[Your goal] Give the entries back exactly, dropping each image.

[The records]
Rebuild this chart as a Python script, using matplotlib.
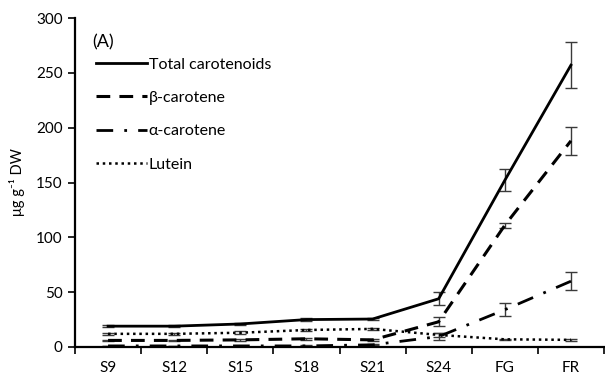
import matplotlib
matplotlib.use("Agg")
import matplotlib.pyplot as plt
import numpy as np

plt.rcParams['font.family'] = ['Lato', 'DejaVu Sans']

stages = ["S9", "S12", "S15", "S18", "S21", "S24", "FG", "FR"]

total = [19, 19, 21, 25, 25.5, 44, 152, 257]
total_err = [1, 1, 1, 1.5, 1, 6, 10, 21]

beta = [6, 6, 6.5, 7.5, 6.5, 23, 111, 188]
beta_err = [0.8, 0.8, 0.8, 1, 1, 4, 2.5, 13]

alpha = [1, 1, 1, 1, 2, 9.5, 34, 60]
alpha_err = [0.3, 0.3, 0.3, 0.5, 0.5, 3, 6, 8]

lutein = [12, 12, 13, 15.5, 16.5, 11, 7, 6.5]
lutein_err = [1, 0.8, 1.5, 1, 1, 2, 0.5, 1]

series = [
    ("Total carotenoids", total, total_err, dict(linestyle="-", linewidth=2.0)),
    ("β-carotene", beta, beta_err, dict(linestyle=(0, (4.5, 3)), linewidth=2.2)),
    ("α-carotene", alpha, alpha_err, dict(linestyle=(0, (6, 4, 1, 4)), linewidth=2.0)),
    ("Lutein", lutein, lutein_err, dict(linestyle=(0, (1, 1.5)), linewidth=1.8)),
]

fig = plt.figure(figsize=(6.05, 3.85), dpi=100)
ax = fig.add_axes([75 / 605, 1 - 347 / 385, 529 / 605, 329 / 385])

x = np.arange(len(stages))
for label, vals, errs, style in series:
    ax.errorbar(x, vals, yerr=errs, fmt="none", ecolor="#3a3a3a",
                elinewidth=1.0, capsize=4, capthick=1.0, zorder=2)
    ax.plot(x, vals, color="black", label=label, zorder=3, **style)

ax.set_xlim(-0.5, len(stages) - 0.5)
ax.set_ylim(0, 300)
ax.set_yticks(np.arange(0, 301, 50))
ax.set_xticks(x)
ax.set_xticklabels(stages)
ax.set_xticks(np.arange(-0.5, len(stages), 1), minor=True)
ax.tick_params(axis="x", which="major", length=0, pad=10, labelsize=11)
ax.tick_params(axis="x", which="minor", length=5, width=1.2, direction="out")
ax.tick_params(axis="y", length=5, width=1.2, labelsize=11, pad=4)

for side in ("top", "right"):
    ax.spines[side].set_visible(False)
for side in ("left", "bottom"):
    ax.spines[side].set_linewidth(1.6)

ax.set_ylabel("μg g⁻¹ DW", fontsize=10.5, labelpad=8)

ax.text(0.032, 0.91, "(A)", transform=ax.transAxes, fontsize=13)
leg = ax.legend(loc="upper left", bbox_to_anchor=(0.04, 0.88), frameon=False,
                handlelength=3.2, handletextpad=0.1, labelspacing=1.2,
                fontsize=11.5, borderaxespad=0, borderpad=0)

fig.savefig("out.png", dpi=100)
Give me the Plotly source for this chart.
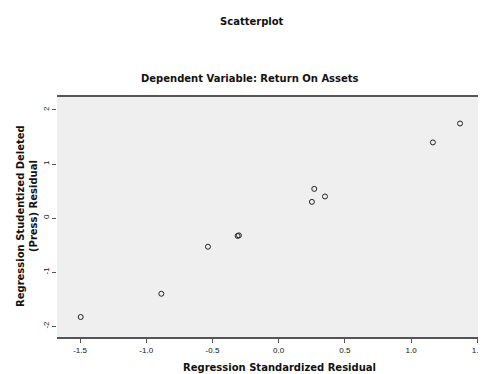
import plotly.graph_objects as go

# Data
std_resid = [-1.495, -0.886, -0.534, -0.310, -0.300, 0.251, 0.269, 0.350, 1.165, 1.370]
stud_del_resid = [-1.83, -1.40, -0.53, -0.33, -0.32, 0.30, 0.54, 0.40, 1.40, 1.75]

x_tickvals = [-1.5, -1.0, -0.5, 0.0, 0.5, 1.0, 1.5]
x_ticktext = ["-1.5", "-1.0", "-0.5", "0.0", "0.5", "1.0", "1.5"]
y_tickvals = [-2, -1, 0, 1, 2]
y_ticktext = ["-2", "-1", "0", "1", "2"]

FONT = "Liberation Sans, Arial, sans-serif"
TFONT = "DejaVu Sans, Verdana, sans-serif"

# The page body has an 8px margin, so the figure is sized/offset accordingly.
W, H = 478, 366
L, R, T, B = 49, 2, 89, 37

fig = go.Figure()
fig.add_trace(go.Scatter(
    x=std_resid, y=stud_del_resid, mode="markers",
    marker=dict(symbol="circle-open", size=5, color="#222222", line=dict(width=1)),
    showlegend=False, hoverinfo="skip",
))

fig.update_layout(
    width=W, height=H,
    margin=dict(l=L, r=R, t=T, b=B),
    paper_bgcolor="white", plot_bgcolor="#efefef",
    font=dict(family=FONT, size=8, color="#111111"),
)

def px_x(px):  # page px -> paper
    return (px - 8 - L) / (W - L - R)

def px_y(py):
    return (H - B - (py - 8)) / (H - T - B)

def ann(text, x, y, size=10, angle=0):
    fig.add_annotation(text=text, x=px_x(x), y=px_y(y), xref="paper", yref="paper",
                       showarrow=False, font=dict(size=size, family=TFONT), textangle=angle,
                       xanchor="center", yanchor="middle")

ann("<b>Scatterplot</b>", 252, 21)
ann("<b>Dependent Variable: Return On Assets</b>", 250, 78)
ann("<b>Regression Standardized Residual</b>", 279, 367)
ann("<b>Regression Studentized Deleted</b>", 20, 216, angle=-90)
ann("<b>(Press) Residual</b>", 33, 206, angle=-90)

fig.update_xaxes(
    range=[-1.674, 1.551], tickvals=x_tickvals, ticktext=x_ticktext,
    showgrid=False, zeroline=False, showline=True, mirror=True,
    linecolor="#555555", linewidth=2, ticks="outside", ticklen=4,
    tickcolor="#555555", tickfont=dict(size=8),
)
fig.update_yaxes(
    range=[-2.2, 2.24], tickvals=y_tickvals, ticktext=y_ticktext,
    showgrid=False, zeroline=False, showline=False,
    ticks="outside", ticklen=4, tickcolor="#555555",
    tickangle=-90, tickfont=dict(size=8),
)

fig.write_html("out.html")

[Written response]
Rebuild this chart as a Python script, using matplotlib.
import matplotlib
matplotlib.use("Agg")
import matplotlib.pyplot as plt
import numpy as np

plt.rcParams['font.family'] = ['Lato', 'DejaVu Sans']

stages = ["S9", "S12", "S15", "S18", "S21", "S24", "FG", "FR"]

total = [19, 19, 21, 25, 25.5, 44, 152, 257]
total_err = [1, 1, 1, 1.5, 1, 6, 10, 21]

beta = [6, 6, 6.5, 7.5, 6.5, 23, 111, 188]
beta_err = [0.8, 0.8, 0.8, 1, 1, 4, 2.5, 13]

alpha = [1, 1, 1, 1, 2, 9.5, 34, 60]
alpha_err = [0.3, 0.3, 0.3, 0.5, 0.5, 3, 6, 8]

lutein = [12, 12, 13, 15.5, 16.5, 11, 7, 6.5]
lutein_err = [1, 0.8, 1.5, 1, 1, 2, 0.5, 1]

series = [
    ("Total carotenoids", total, total_err, dict(linestyle="-", linewidth=2.0)),
    ("β-carotene", beta, beta_err, dict(linestyle=(0, (4.5, 3)), linewidth=2.2)),
    ("α-carotene", alpha, alpha_err, dict(linestyle=(0, (6, 4, 1, 4)), linewidth=2.0)),
    ("Lutein", lutein, lutein_err, dict(linestyle=(0, (1, 1.5)), linewidth=1.8)),
]

fig = plt.figure(figsize=(6.05, 3.85), dpi=100)
ax = fig.add_axes([75 / 605, 1 - 347 / 385, 529 / 605, 329 / 385])

x = np.arange(len(stages))
for label, vals, errs, style in series:
    ax.errorbar(x, vals, yerr=errs, fmt="none", ecolor="#3a3a3a",
                elinewidth=1.0, capsize=4, capthick=1.0, zorder=2)
    ax.plot(x, vals, color="black", label=label, zorder=3, **style)

ax.set_xlim(-0.5, len(stages) - 0.5)
ax.set_ylim(0, 300)
ax.set_yticks(np.arange(0, 301, 50))
ax.set_xticks(x)
ax.set_xticklabels(stages)
ax.set_xticks(np.arange(-0.5, len(stages), 1), minor=True)
ax.tick_params(axis="x", which="major", length=0, pad=10, labelsize=11)
ax.tick_params(axis="x", which="minor", length=5, width=1.2, direction="out")
ax.tick_params(axis="y", length=5, width=1.2, labelsize=11, pad=4)

for side in ("top", "right"):
    ax.spines[side].set_visible(False)
for side in ("left", "bottom"):
    ax.spines[side].set_linewidth(1.6)

ax.set_ylabel("μg g⁻¹ DW", fontsize=10.5, labelpad=8)

ax.text(0.032, 0.91, "(A)", transform=ax.transAxes, fontsize=13)
leg = ax.legend(loc="upper left", bbox_to_anchor=(0.04, 0.88), frameon=False,
                handlelength=3.2, handletextpad=0.1, labelspacing=1.2,
                fontsize=11.5, borderaxespad=0, borderpad=0)

fig.savefig("out.png", dpi=100)
Give me the Plotly source for this chart.
import plotly.graph_objects as go

# Data
std_resid = [-1.495, -0.886, -0.534, -0.310, -0.300, 0.251, 0.269, 0.350, 1.165, 1.370]
stud_del_resid = [-1.83, -1.40, -0.53, -0.33, -0.32, 0.30, 0.54, 0.40, 1.40, 1.75]

x_tickvals = [-1.5, -1.0, -0.5, 0.0, 0.5, 1.0, 1.5]
x_ticktext = ["-1.5", "-1.0", "-0.5", "0.0", "0.5", "1.0", "1.5"]
y_tickvals = [-2, -1, 0, 1, 2]
y_ticktext = ["-2", "-1", "0", "1", "2"]

FONT = "Liberation Sans, Arial, sans-serif"
TFONT = "DejaVu Sans, Verdana, sans-serif"

# The page body has an 8px margin, so the figure is sized/offset accordingly.
W, H = 478, 366
L, R, T, B = 49, 2, 89, 37

fig = go.Figure()
fig.add_trace(go.Scatter(
    x=std_resid, y=stud_del_resid, mode="markers",
    marker=dict(symbol="circle-open", size=5, color="#222222", line=dict(width=1)),
    showlegend=False, hoverinfo="skip",
))

fig.update_layout(
    width=W, height=H,
    margin=dict(l=L, r=R, t=T, b=B),
    paper_bgcolor="white", plot_bgcolor="#efefef",
    font=dict(family=FONT, size=8, color="#111111"),
)

def px_x(px):  # page px -> paper
    return (px - 8 - L) / (W - L - R)

def px_y(py):
    return (H - B - (py - 8)) / (H - T - B)

def ann(text, x, y, size=10, angle=0):
    fig.add_annotation(text=text, x=px_x(x), y=px_y(y), xref="paper", yref="paper",
                       showarrow=False, font=dict(size=size, family=TFONT), textangle=angle,
                       xanchor="center", yanchor="middle")

ann("<b>Scatterplot</b>", 252, 21)
ann("<b>Dependent Variable: Return On Assets</b>", 250, 78)
ann("<b>Regression Standardized Residual</b>", 279, 367)
ann("<b>Regression Studentized Deleted</b>", 20, 216, angle=-90)
ann("<b>(Press) Residual</b>", 33, 206, angle=-90)

fig.update_xaxes(
    range=[-1.674, 1.551], tickvals=x_tickvals, ticktext=x_ticktext,
    showgrid=False, zeroline=False, showline=True, mirror=True,
    linecolor="#555555", linewidth=2, ticks="outside", ticklen=4,
    tickcolor="#555555", tickfont=dict(size=8),
)
fig.update_yaxes(
    range=[-2.2, 2.24], tickvals=y_tickvals, ticktext=y_ticktext,
    showgrid=False, zeroline=False, showline=False,
    ticks="outside", ticklen=4, tickcolor="#555555",
    tickangle=-90, tickfont=dict(size=8),
)

fig.write_html("out.html")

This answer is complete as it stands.